WRITTEN INSTRUCTION: Check each line of the data for "with" and select those that have it.

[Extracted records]
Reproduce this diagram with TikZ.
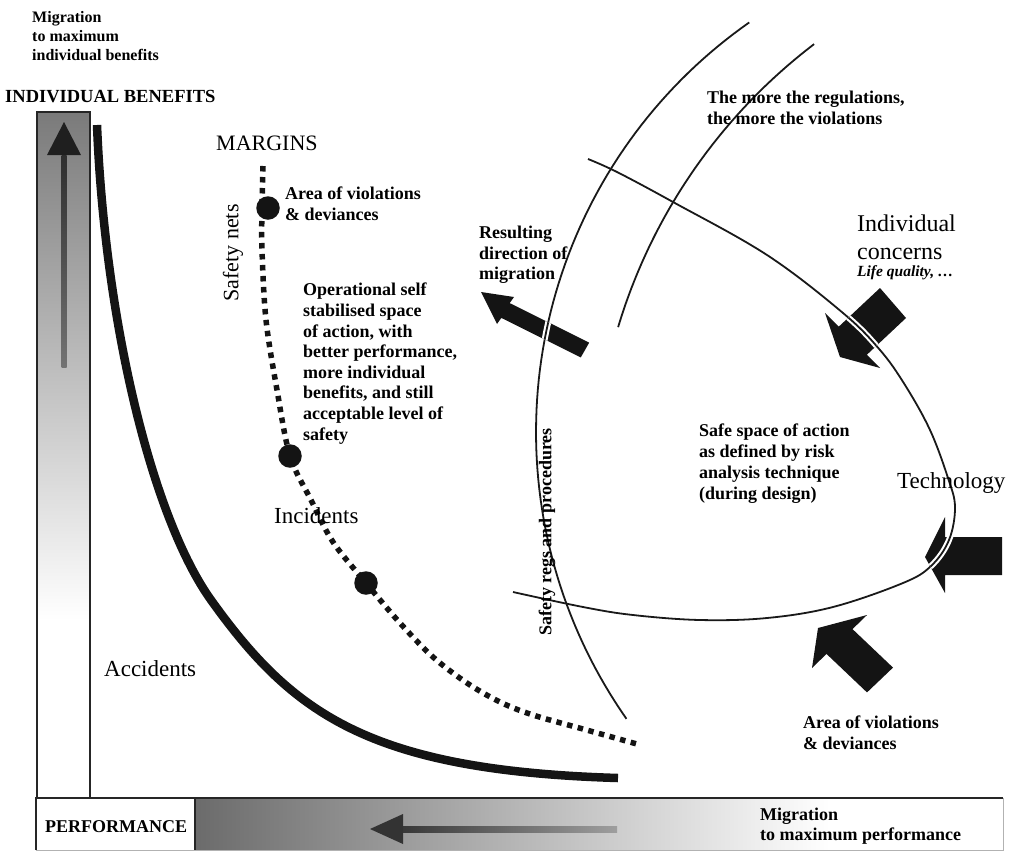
\documentclass[tikz,border=0pt]{standalone}
\usepackage{fontspec}
\setmainfont{Liberation Serif}
\newcommand{\OuterArc}{plot[domain=145:235,samples=80] ({1036+500*cos(\x)},{432+500*sin(\x)})}
\newcommand{\InnerArc}{plot[domain=196.7:232.7,samples=60] ({1151.6+557*cos(\x)},{487.2+557*sin(\x)})}
\newcommand{\LoopCurve}{plot[smooth,tension=0.6] coordinates {(588,159) (617,172) (673,202) (767,255) (843,313) (880,350) (905,385) (930,430) (948,478) (955,507) (949,540) (931,566) (903,583) (833,607) (767,618) (700,620) (633,615) (583,607) (513,592)}}
\begin{document}
\begin{tikzpicture}[x=1pt,y=-1pt,
  thinline/.style={line width=1.8pt, black!90},
  halo/.style={line width=6pt, white},
  barline/.style={line width=1.5pt, black!85},
  blockarrow/.style={fill=black!92},
  lbl/.style={inner sep=0pt, anchor=west, align=left},
  bftext/.style={font=\fontsize{18}{20.6}\selectfont\bfseries},
  bigtext/.style={font=\fontsize{23}{27}\selectfont},
  dotnode/.style={circle, fill=black!92, inner sep=0pt, minimum size=23.5pt}]
\useasboundingbox (0,0) rectangle (1009,852);

% ---- left vertical bar (individual benefits)
\shade[top color=black!52, middle color=black!17, bottom color=white] (37,112) rectangle (90,620);
\draw[barline] (37,798) -- (37,112) -- (90,112) -- (90,798);
\shade[top color=black!82, bottom color=black!55] (61.5,155) rectangle (66.5,367);
\fill[black!88] (64,122) -- (81,155) -- (47,155) -- cycle;

% ---- bottom bar (performance)
\shade[left color=black!58, middle color=black!25, right color=white] (195,798) rectangle (830,850);
\draw[barline] (36,850) -- (36,798) -- (1003,798);
\draw[barline] (195,798) -- (195,850);
\draw[line width=0.8pt, black!30] (1003,798) -- (1003,850) -- (36,850);
\fill[black!80] (370,829) -- (403,814) -- (403,844) -- cycle;
\shade[left color=black!78, right color=black!38] (403,826.5) rectangle (617,832);

% ---- boundary of acceptable performance (thick curve)
\draw[line width=8.5pt, black!92, line cap=butt] (97,125) .. controls (105,325) and (153,519) .. (211,600) .. controls (292,713) and (368,770.5) .. (618,778);

% ---- margins (dotted curve)
\draw[line width=5.5pt, black!92, dash pattern=on 5.5pt off 5.5pt] plot[smooth, tension=0.55] coordinates {(263,166) (262,207) (262,250) (266,320) (277,390) (290,456) (311,500) (333,542) (366,583) (400,623) (433,657) (467,683) (500,702) (533,715) (583,729) (637,744)};
\node[dotnode] (dotA) at (268,208) {};
\node[dotnode] (dotB) at (290,456) {};
\node[dotnode] (dotC) at (366,583) {};

% ---- regulation arcs and safe space loop
\draw[thinline] \OuterArc;
\draw[thinline] \InnerArc;
\draw[thinline] \LoopCurve;

% ---- block arrows
\newcommand{\MigArrow}{(481,292) -- (514,297) -- (509.7,303.1) -- (589.2,342.6) -- (580.8,357.4) -- (501.3,317.9) -- (497,324) -- cycle}
\newcommand{\ConArrow}{(880,288) -- (906,318) -- (866.8,354.8) -- (880,368) -- (840,357) -- (825,313) -- (838.7,326.7) -- cycle}
\newcommand{\TecArrow}{(925,557) -- (945,517) -- (945,537) -- (1002,537) -- (1002,575) -- (945,575) -- (945,593) -- cycle}
\newcommand{\VioArrow}{(818,628) -- (867,615) -- (852.5,629.1) -- (893,667.6) -- (867,692.4) -- (826.5,653.9) -- (812,668) -- cycle}
\fill[blockarrow] \MigArrow;
\fill[blockarrow] \ConArrow;
\fill[blockarrow] \TecArrow;
\fill[blockarrow] \VioArrow;
\begin{scope}
  \clip \MigArrow;
  \draw[halo] \OuterArc;
  \draw[thinline] \OuterArc;
\end{scope}
\begin{scope}
  \clip \ConArrow;
  \draw[halo] \LoopCurve;
  \draw[thinline] \LoopCurve;
\end{scope}
\begin{scope}
  \clip \TecArrow;
  \draw[halo] \LoopCurve;
  \draw[thinline] \LoopCurve;
\end{scope}

% ---- texts
\node[lbl, font=\fontsize{16}{19}\selectfont\bfseries] (migben) at (32,36) {Migration\\to maximum\\individual benefits};
\node[lbl, font=\fontsize{18.5}{22}\selectfont\bfseries] (indben) at (5,97) {INDIVIDUAL BENEFITS};
\node[lbl, font=\fontsize{22}{26}\selectfont] (margins) at (216,143) {MARGINS};
\node[inner sep=0pt, rotate=90, font=\fontsize{22}{26}\selectfont] (nets) at (233,253) {Safety nets};
\node[lbl, bftext] (violA) at (285,204) {Area of violations\\\& deviances};
\node[lbl, bftext] (oper) at (303,363.5) {Operational self\\stabilised space\\of action, with\\better performance,\\more individual\\benefits, and still\\acceptable level of\\safety};
\node[lbl, bftext] (result) at (479,255) {Resulting\\direction of\\migration};
\node[lbl, bftext] (moreregs) at (707,108) {The more the regulations,\\the more the violations};
\node[lbl, font=\fontsize{24}{28}\selectfont] (concerns) at (857,237) {Individual\\concerns};
\node[lbl, font=\fontsize{15.5}{18}\selectfont\bfseries\itshape] (life) at (857,273) {Life quality, …};
\node[lbl, bigtext] (tech) at (897,483) {Technology};
\node[lbl, font=\fontsize{18}{21}\selectfont\bfseries] (safe) at (699,463.5) {Safe space of action\\as defined by risk\\analysis technique\\(during design)};
\node[inner sep=0pt, rotate=90, bftext] (procs) at (547,532) {Safety regs and procedures};
\node[lbl, bftext] (violB) at (803,733) {Area of violations\\\& deviances};
\node[lbl, bigtext] (incid) at (274,516) {Incidents};
\node[lbl, bigtext] (accid) at (104,669) {Accidents};
\node[lbl, bftext] (perf) at (45,827) {PERFORMANCE};
\node[lbl, bftext] (migperf) at (760,826) {Migration\\to maximum performance};
\end{tikzpicture}
\end{document}
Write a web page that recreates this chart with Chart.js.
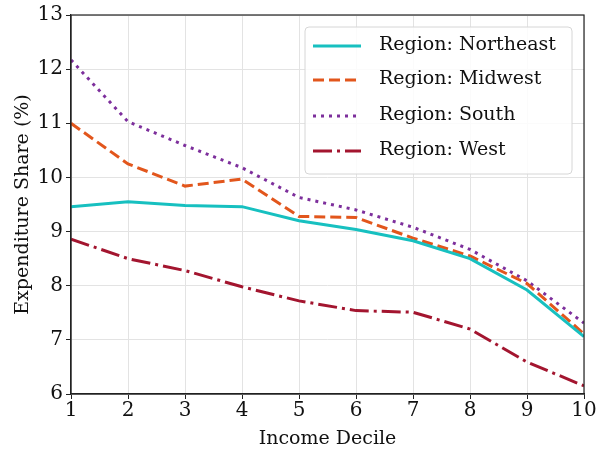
<!DOCTYPE html>
<html>
<head>
<meta charset="utf-8">
<script src="https://cdn.jsdelivr.net/npm/chart.js@4"></script>
<style>
  html, body { margin: 0; padding: 0; background: #fff; }
  #wrap { width: 604px; height: 452px; }
</style>
</head>
<body>
<div id="wrap"><canvas id="c" width="604" height="452"></canvas></div>
<script>
// Income deciles and expenditure share (%) by region
const deciles = [1, 2, 3, 4, 5, 6, 7, 8, 9, 10];
const northeast = [9.46, 9.55, 9.48, 9.46, 9.20, 9.04, 8.83, 8.50, 7.92, 7.06];
const midwest   = [11.00, 10.25, 9.84, 9.97, 9.28, 9.26, 8.88, 8.55, 8.04, 7.11];
const south     = [12.17, 11.03, 10.59, 10.18, 9.63, 9.40, 9.08, 8.67, 8.09, 7.31];
const west      = [8.86, 8.50, 8.28, 7.98, 7.72, 7.54, 7.51, 7.20, 6.59, 6.15];
const seriesNames = ['Region: Northeast', 'Region: Midwest', 'Region: South', 'Region: West'];
const yTicks = [6, 7, 8, 9, 10, 11, 12, 13];

const FONT = '"DejaVu Serif", "Liberation Serif", serif';

const styles = [
  { color: '#17c0c0', dash: [] },
  { color: '#e2561c', dash: [11, 5] },
  { color: '#7d2f9c', dash: [3, 5] },
  { color: '#a3152f', dash: [19, 5, 3, 5] }
];

function pts(arr) { return deciles.map((d, i) => ({ x: d, y: arr[i] })); }
const values = [northeast, midwest, south, west];

const datasets = values.map((v, i) => ({
  label: seriesNames[i],
  data: pts(v),
  borderColor: styles[i].color,
  backgroundColor: styles[i].color,
  borderDash: styles[i].dash,
  borderWidth: 3,
  borderCapStyle: 'butt',
  pointRadius: 0,
  tension: 0,
  fill: false
}));

// Frame on all four sides plus the in-plot legend box
const framePlugin = {
  id: 'frameAndLegend',
  afterDraw(chart) {
    const { ctx, chartArea: a } = chart;
    ctx.save();
    ctx.strokeStyle = '#222';
    ctx.lineWidth = 1.2;
    ctx.setLineDash([]);
    ctx.strokeRect(a.left, a.top, a.right - a.left, a.bottom - a.top);

    // legend
    const bx = a.left + 234, by = a.top + 12, bw = 267, bh = 147;
    ctx.fillStyle = 'rgba(255,255,255,0.85)';
    ctx.strokeStyle = '#d6d6d6';
    ctx.lineWidth = 1;
    ctx.beginPath();
    ctx.roundRect(bx, by, bw, bh, 4);
    ctx.fill();
    ctx.stroke();

    ctx.font = '19px ' + FONT;
    ctx.textBaseline = 'middle';
    ctx.textAlign = 'left';
    const rows = [by + 19, by + 53, by + 89, by + 124];
    seriesNames.forEach((name, i) => {
      const y = rows[i];
      ctx.strokeStyle = styles[i].color;
      ctx.lineWidth = 3;
      ctx.setLineDash(styles[i].dash);
      ctx.beginPath();
      ctx.moveTo(bx + 8, y);
      ctx.lineTo(bx + 56, y);
      ctx.stroke();
      ctx.setLineDash([]);
      ctx.fillStyle = '#111';
      ctx.fillText(name, bx + 74, y - 1);
    });
    ctx.restore();
  }
};

new Chart(document.getElementById('c'), {
  type: 'line',
  data: { datasets },
  plugins: [framePlugin],
  options: {
    responsive: false,
    animation: false,
    layout: { padding: { top: 12, right: 20, left: 0, bottom: 0 } },
    plugins: {
      legend: { display: false },
      tooltip: { enabled: false }
    },
    scales: {
      x: {
        type: 'linear',
        min: 1,
        max: 10,
        afterBuildTicks(scale) { scale.ticks = deciles.map(v => ({ value: v })); },
        afterFit(scale) { scale.height = 58; },
        ticks: {
          color: '#111',
          font: { family: FONT, size: 20 },
          padding: 0,
          maxRotation: 0
        },
        grid: { color: '#e3e3e3', lineWidth: 1, tickLength: 5, tickColor: '#222' },
        border: { color: '#222', width: 1.2 },
        title: {
          display: true,
          text: 'Income Decile',
          color: '#111',
          font: { family: FONT, size: 19 },
          padding: { top: 0, bottom: 2 }
        }
      },
      y: {
        type: 'linear',
        min: 6,
        max: 13,
        afterBuildTicks(scale) { scale.ticks = yTicks.map(v => ({ value: v })); },
        afterFit(scale) { scale.width = 71; },
        ticks: {
          color: '#111',
          font: { family: FONT, size: 20 },
          padding: 3
        },
        grid: { color: '#e3e3e3', lineWidth: 1, tickLength: 5, tickColor: '#222' },
        border: { color: '#222', width: 1.2 },
        title: {
          display: true,
          text: 'Expenditure Share (%)',
          color: '#111',
          font: { family: FONT, size: 19 },
          padding: { top: 12, bottom: 0 }
        }
      }
    }
  }
});
</script>
</body>
</html>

WORKED ANSWER:
Reproduce this diagram with TikZ.
\node[lbl, bftext] (oper) at (303,363.5) {Operational self\\stabilised space\\of action, with\\better performance,\\more individual\\benefits, and still\\acceptable level of\\safety};
Write a web page that recreates this chart with Chart.js.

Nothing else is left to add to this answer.